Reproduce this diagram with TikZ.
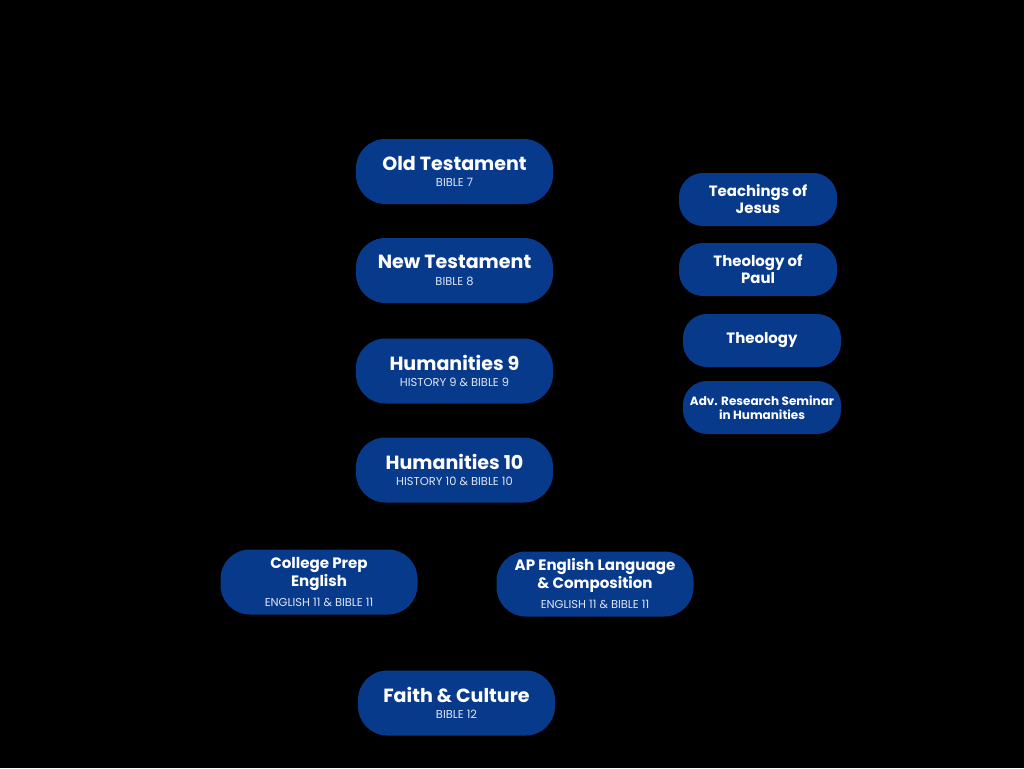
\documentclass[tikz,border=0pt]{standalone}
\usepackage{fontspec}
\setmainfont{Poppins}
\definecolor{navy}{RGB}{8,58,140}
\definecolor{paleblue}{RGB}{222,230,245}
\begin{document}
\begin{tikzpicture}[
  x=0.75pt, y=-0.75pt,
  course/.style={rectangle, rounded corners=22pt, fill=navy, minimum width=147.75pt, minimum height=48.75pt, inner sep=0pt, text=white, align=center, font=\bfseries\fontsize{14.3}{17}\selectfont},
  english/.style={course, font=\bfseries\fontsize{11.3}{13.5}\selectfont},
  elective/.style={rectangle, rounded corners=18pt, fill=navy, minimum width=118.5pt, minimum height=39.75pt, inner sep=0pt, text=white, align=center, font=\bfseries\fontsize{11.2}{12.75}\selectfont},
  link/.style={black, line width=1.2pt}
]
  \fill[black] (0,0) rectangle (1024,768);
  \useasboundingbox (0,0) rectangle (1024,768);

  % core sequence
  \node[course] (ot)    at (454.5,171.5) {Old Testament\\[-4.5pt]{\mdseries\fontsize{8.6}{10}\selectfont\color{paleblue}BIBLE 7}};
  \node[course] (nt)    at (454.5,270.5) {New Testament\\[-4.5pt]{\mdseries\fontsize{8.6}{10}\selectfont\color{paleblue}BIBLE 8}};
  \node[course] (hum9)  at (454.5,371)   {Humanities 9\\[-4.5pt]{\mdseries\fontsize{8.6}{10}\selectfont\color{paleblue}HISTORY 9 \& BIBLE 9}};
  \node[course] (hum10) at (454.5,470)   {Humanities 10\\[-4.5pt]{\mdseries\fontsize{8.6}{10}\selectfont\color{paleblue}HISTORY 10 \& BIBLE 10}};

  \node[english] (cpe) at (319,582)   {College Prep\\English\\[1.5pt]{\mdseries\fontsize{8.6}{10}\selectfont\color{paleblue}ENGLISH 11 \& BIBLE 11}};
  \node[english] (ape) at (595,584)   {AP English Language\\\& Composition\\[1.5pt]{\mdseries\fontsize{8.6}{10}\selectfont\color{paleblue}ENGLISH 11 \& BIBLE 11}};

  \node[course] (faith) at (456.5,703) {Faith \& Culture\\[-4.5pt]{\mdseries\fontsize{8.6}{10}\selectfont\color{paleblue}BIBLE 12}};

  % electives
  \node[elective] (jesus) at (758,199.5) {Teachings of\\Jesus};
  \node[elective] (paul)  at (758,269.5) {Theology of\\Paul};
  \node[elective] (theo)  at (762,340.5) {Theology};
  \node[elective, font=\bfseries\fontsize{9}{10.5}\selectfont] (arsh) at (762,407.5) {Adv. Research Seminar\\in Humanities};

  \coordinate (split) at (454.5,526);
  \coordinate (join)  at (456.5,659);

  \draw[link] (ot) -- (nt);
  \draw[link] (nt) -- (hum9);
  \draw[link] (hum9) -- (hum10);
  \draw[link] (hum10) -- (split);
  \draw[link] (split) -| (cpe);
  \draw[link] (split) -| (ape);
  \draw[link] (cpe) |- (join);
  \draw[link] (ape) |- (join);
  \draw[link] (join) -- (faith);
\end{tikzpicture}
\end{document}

==========

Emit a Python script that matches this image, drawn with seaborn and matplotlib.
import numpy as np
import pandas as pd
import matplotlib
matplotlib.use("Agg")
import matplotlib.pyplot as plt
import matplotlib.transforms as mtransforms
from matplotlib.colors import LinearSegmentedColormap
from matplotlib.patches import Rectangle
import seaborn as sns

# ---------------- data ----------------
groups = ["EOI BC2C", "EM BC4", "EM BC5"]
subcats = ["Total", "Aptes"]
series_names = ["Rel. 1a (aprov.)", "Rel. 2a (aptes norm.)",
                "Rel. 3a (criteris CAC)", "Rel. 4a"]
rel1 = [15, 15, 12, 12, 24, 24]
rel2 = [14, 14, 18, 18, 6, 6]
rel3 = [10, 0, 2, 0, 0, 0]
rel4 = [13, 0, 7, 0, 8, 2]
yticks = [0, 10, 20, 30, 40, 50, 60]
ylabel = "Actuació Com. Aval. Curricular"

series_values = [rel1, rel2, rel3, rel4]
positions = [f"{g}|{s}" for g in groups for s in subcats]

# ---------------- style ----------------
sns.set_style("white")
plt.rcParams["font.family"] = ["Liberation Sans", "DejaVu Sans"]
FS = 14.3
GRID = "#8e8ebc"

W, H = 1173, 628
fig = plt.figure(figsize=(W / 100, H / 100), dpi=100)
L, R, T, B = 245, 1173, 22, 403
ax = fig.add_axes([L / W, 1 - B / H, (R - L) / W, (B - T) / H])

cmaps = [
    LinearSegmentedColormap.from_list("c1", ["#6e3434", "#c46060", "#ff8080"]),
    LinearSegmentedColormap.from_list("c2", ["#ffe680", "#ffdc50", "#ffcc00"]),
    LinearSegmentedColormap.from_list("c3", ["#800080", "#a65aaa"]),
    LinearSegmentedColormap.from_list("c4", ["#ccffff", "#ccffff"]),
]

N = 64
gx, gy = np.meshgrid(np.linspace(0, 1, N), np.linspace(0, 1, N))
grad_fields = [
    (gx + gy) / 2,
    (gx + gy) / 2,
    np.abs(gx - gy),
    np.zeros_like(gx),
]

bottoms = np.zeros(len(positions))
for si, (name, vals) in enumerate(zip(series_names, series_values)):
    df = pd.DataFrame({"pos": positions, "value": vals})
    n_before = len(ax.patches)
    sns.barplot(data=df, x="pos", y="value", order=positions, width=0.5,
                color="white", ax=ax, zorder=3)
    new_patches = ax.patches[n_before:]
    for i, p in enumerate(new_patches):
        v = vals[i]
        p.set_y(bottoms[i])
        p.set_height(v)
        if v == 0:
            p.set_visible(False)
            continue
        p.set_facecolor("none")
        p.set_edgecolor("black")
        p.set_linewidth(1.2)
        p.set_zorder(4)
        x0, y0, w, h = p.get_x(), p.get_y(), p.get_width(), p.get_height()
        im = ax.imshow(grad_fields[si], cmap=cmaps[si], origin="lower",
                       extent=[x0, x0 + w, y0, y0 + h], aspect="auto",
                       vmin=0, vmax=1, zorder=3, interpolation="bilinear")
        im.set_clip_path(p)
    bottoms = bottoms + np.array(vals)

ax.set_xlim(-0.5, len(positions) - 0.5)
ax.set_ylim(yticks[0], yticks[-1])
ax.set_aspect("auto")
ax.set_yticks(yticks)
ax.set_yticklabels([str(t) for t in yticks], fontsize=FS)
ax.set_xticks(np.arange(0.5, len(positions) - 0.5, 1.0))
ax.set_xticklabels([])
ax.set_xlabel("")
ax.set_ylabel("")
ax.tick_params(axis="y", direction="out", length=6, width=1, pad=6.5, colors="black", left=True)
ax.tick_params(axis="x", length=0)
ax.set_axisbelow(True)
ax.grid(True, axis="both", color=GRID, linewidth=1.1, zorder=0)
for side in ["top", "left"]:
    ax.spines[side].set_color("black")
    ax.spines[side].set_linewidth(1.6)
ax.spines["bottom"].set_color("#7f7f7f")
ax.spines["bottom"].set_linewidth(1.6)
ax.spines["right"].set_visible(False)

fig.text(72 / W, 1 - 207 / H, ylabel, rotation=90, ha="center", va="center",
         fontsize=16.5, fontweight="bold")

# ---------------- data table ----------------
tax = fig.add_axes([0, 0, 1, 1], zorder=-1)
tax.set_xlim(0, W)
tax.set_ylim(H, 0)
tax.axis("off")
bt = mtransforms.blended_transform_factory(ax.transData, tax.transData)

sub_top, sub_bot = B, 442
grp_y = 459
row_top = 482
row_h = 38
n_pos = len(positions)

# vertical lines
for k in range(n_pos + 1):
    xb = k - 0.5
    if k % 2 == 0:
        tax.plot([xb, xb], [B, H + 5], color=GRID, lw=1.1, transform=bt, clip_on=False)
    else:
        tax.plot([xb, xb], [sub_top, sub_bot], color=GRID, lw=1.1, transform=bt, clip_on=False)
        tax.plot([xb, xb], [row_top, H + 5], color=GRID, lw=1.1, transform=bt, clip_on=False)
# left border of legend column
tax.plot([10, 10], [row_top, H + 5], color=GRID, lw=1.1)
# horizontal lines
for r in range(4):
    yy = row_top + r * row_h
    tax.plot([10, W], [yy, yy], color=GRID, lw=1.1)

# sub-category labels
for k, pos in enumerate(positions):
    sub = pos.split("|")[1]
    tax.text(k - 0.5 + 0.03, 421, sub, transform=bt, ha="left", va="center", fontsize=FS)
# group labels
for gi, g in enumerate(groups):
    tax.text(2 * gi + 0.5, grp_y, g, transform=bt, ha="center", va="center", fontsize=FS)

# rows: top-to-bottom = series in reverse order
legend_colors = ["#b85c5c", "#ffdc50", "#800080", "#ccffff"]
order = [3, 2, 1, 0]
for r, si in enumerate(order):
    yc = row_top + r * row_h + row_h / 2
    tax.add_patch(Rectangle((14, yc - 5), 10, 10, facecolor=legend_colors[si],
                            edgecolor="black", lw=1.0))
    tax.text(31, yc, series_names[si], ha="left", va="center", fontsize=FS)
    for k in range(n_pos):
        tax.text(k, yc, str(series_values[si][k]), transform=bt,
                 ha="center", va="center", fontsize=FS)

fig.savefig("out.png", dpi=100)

==========

> **Objective**: Working from the data above, extract solely the lines from the one containing "Emit a Python" through the one containing "import seaborn as sns", exactly as they appear, both included.

> **Exercise response**:
Emit a Python script that matches this image, drawn with seaborn and matplotlib.
import numpy as np
import pandas as pd
import matplotlib
matplotlib.use("Agg")
import matplotlib.pyplot as plt
import matplotlib.transforms as mtransforms
from matplotlib.colors import LinearSegmentedColormap
from matplotlib.patches import Rectangle
import seaborn as sns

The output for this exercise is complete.